In the t1_f2 definition, because NULL is implicitly character Oracle has added an explicit to_char() to the n1 column I supplied so that its type agrees with the NULL, thus allowing the final to_number() to work. So, again, my predicate no longer matches the index definition.

In t1_f3 and t1_f4 I didn’t include any explicit conversions, and Oracle didn’t add any implicit conversions – but if you look closely it has transformed the version of the case statement I supplied into the simpler form – and everything happened to work (there was an earlier version of Oracle where Oracle would do this transformation for the predicate at run time but not for the index at index creation time – with the result that the “specially created” index wouldn’t work.

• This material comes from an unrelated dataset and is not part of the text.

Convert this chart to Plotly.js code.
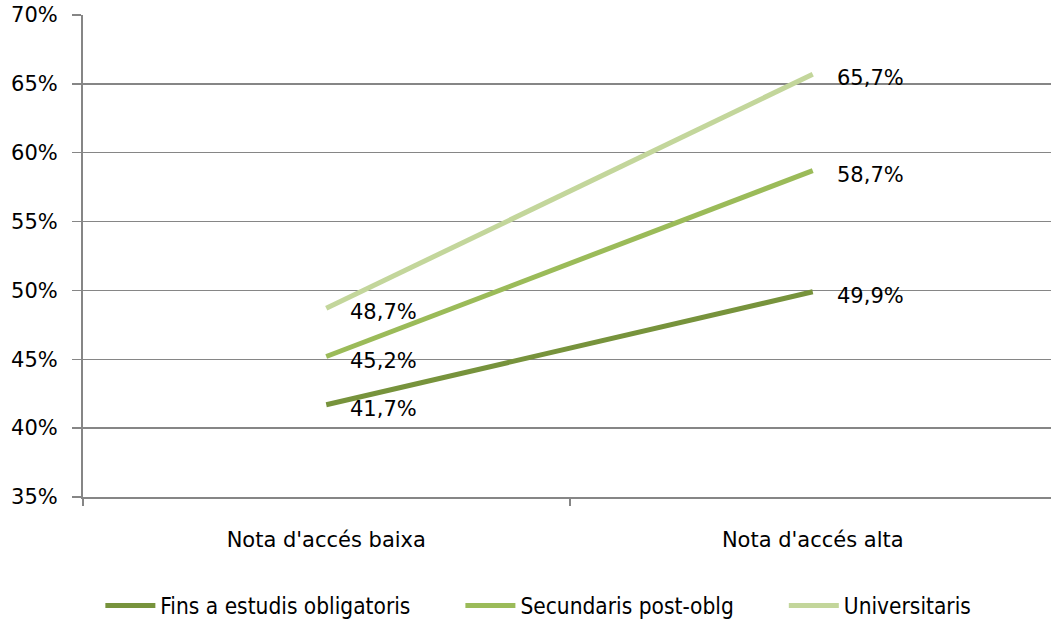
<!DOCTYPE html>
<html><head><meta charset="utf-8">
<script src="https://cdn.plot.ly/plotly-3.0.1.min.js"></script>
<style>html,body{margin:0;padding:0;overflow:hidden;background:#fff}</style>
</head><body><div id="chart" style="width:1056px;height:621px"></div>
<script>
const categories = ["Nota d'accés baixa", "Nota d'accés alta"];
const seriesNames = ["Fins a estudis obligatoris", "Secundaris post-oblg", "Universitaris"];
const fins = [41.7, 49.9];
const secundaris = [45.2, 58.7];
const universitaris = [48.7, 65.7];
const labelsFins = ["41,7%", "49,9%"];
const labelsSec = ["45,2%", "58,7%"];
const labelsUni = ["48,7%", "65,7%"];
const yTicks = [35, 40, 45, 50, 55, 60, 65, 70];
const yTickText = ["35%", "40%", "45%", "50%", "55%", "60%", "65%", "70%"];
const colors = ["#77933C", "#9BBB59", "#C3D69B"];

const series = [fins, secundaris, universitaris];
const labels = [labelsFins, labelsSec, labelsUni];
const gap = '\u00a0'.repeat(7);
const pad = [gap, gap, ''];

const traces = series.map((vals, i) => ({
  type: 'scatter', mode: 'lines', name: seriesNames[i] + pad[i],
  x: categories, y: vals,
  line: {color: colors[i], width: 5},
  cliponaxis: false
}));

const annotations = [];
series.forEach((vals, i) => {
  vals.forEach((v, j) => {
    annotations.push({
      x: categories[j], y: v, xref: 'x', yref: 'y',
      text: labels[i][j], showarrow: false,
      xanchor: 'left', yanchor: 'middle', xshift: 22, yshift: -4,
      font: {family: 'DejaVu Sans, sans-serif', size: 21, color: '#000'}
    });
  });
});

const layout = {
  width: 1056, height: 621,
  margin: {l: 83, r: 0, t: 15, b: 124, autoexpand: false},
  paper_bgcolor: '#fff', plot_bgcolor: '#fff',
  showlegend: true,
  legend: {orientation: 'h', x: 0.468, xanchor: 'center', y: -0.226, yanchor: 'middle',
    font: {family: 'DejaVu Sans Condensed, Liberation Sans Narrow, sans-serif', size: 22.5, color: '#000'},
    itemwidth: 50, tracegroupgap: 0},
  xaxis: {
    type: 'category', range: [-0.5, 1.5], automargin: false,
    showgrid: false, showline: true, linecolor: '#868686', linewidth: 2,
    ticks: 'outside', tickson: 'boundaries', ticklen: 7, tickcolor: '#868686', tickwidth: 2,
    ticklabelstandoff: 23,
    tickfont: {family: 'DejaVu Sans, sans-serif', size: 21, color: '#000'},
    zeroline: false
  },
  yaxis: {
    range: [35, 70], tickvals: yTicks, ticktext: yTickText, automargin: false,
    showgrid: true, gridcolor: '#868686', gridwidth: 1.5,
    showline: true, linecolor: '#868686', linewidth: 2,
    ticks: 'outside', ticklen: 9, tickcolor: '#868686', tickwidth: 1.5,
    ticklabelstandoff: 10,
    tickfont: {family: 'DejaVu Sans, sans-serif', size: 21, color: '#000'},
    zeroline: false
  },
  annotations: annotations
};

Plotly.newPlot('chart', traces, layout, {displayModeBar: false, staticPlot: true});
</script></body></html>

Index t1_f5 was not created because my explicit definition matched Oracle’s implicit conversion of t1_f1 – and then my explicit rendition of the matching predicate allowed the optimizer to use index t1_f1.

Finally, with the cast() operator the decode() wasn’t “clever enough” to eliminate my explicit conversion, so the predicate matched the index definition and the index was used.

So the message is this – be careful how you define your function-based indexes, and check what Oracle has stored as the index definition before you commit too much effort to rewriting code to use your new index.

Footnote: Inevitably there are more questions you could ask to fill in further details here. For example, if you created a “genuine” virtual column in 11g using one of my “unusable” decode() expressions, and then indexed the virtual column, would Oracle use the index ? If I had included some cast() operators in my case expressions and corresponding predicates would Oracle still have been able to use the indexes or would I have found the index definitions and predicates were transformed differently and ceased to match ? Is the behaviour shown consistent across all popular versions of Oracle ? (the answer to that last one is No)

These questions (and others) are left as exercises for the interested reader to carry out in the privacy and quiet of their own workplaces.